Four levy options to fund a 911 infrastructure update are being mulled by Lorain County commissioners.
“No amount of money is saved by not taking care of our people,” county administrator James Cordes told commissioners. “We’ve managed to eek out a number of years with current equipment but it’s now becoming obsolete. Plus, our backup center from day one hasn’t been what I consider proper backup.”
A unanimous vote authorized county officials to research how much a .50 mill replacement, .50 mill renewal, .55 mill increase, or .60 mill increase would generate toward costs of system updates over five years.
A plan to move to Next Generation 911 was approved by commissioners May 31. It will provide text-to-911 capability and eventually the ability to receive texts from emergency responders.
Early cost estimates for the overhaul were approximately $3 million but now sit between $1.5 million and $1.8 million. However, those numbers are also not yet set in stone, Cordes said.
“We’re trying to formulate these numbers now so we can make a responsible decision after we know what the millage would raise,” he said. “There’s timelines we have to meet to be able to hand this over to the board of elections to put it on the ballot.”
If the measure is approved by voters in November it won’t begin generating revenue until 2019. That’s because the county’s existing 911 levy will still be in effect through 2018.
“The taxpayers have been overwhelmingly supportive of 911 levies,” Cordes said. “I’ve been working with 911 since 1993 and we’ve never had to aggressively campaign to drum up support for it. I’m hoping it stays that way. That’s why you get it out there early. If you sense there is a problem, you at least have a chance to rally the forces.”
“Years ago the state passed a small cell phone fee that does go to communities with a primary (911 call center),” he said. “But it’s a small portion of the revenue that’s used to support operations. The state distributes those revenues as it sees fit. As anything with the state, that’s always suspect in terms of how long it will last or how they’ll dictate how it’s used. For that and many other reasons, this levy is hugely important.”
Cordes said he’d like to eventually see new repeater towers installed in corners of the county, especially rural areas, that sometimes have trouble with cell phone reception and radio communication.

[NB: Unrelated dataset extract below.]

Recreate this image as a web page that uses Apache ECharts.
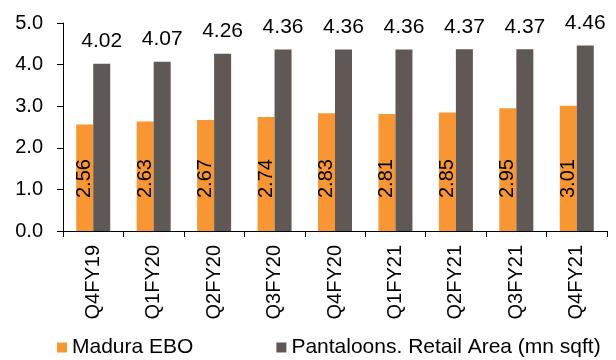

There are still too many pockets of Lorain County where emergency forces lose communication, he said. “There should be no spot in this county that’s at risk for losing contact with our safety forces. It’s just not acceptable.”
He hopes to have solid numbers on how much money the millage will generate by the commissioner’s next meeting on June 28, which could lead to a vote to put it on the ballot.
Cordes plans to give presentations over the summer that show the importance of continued 911 funding and the need to keep up with advancements in technology.
“Think of some poor lady getting beat up by her husband,” he said. “She’s huddled in the closet trying to text out and all we can do is call her back. The phone rings and it puts her in even more danger. Because many of us don’t live in that world, we don’t understand how challenging it is and how dangerous it is, how humiliating and humbling it is. Today’s technology allows us to better help those people and we need to take advantage of it.”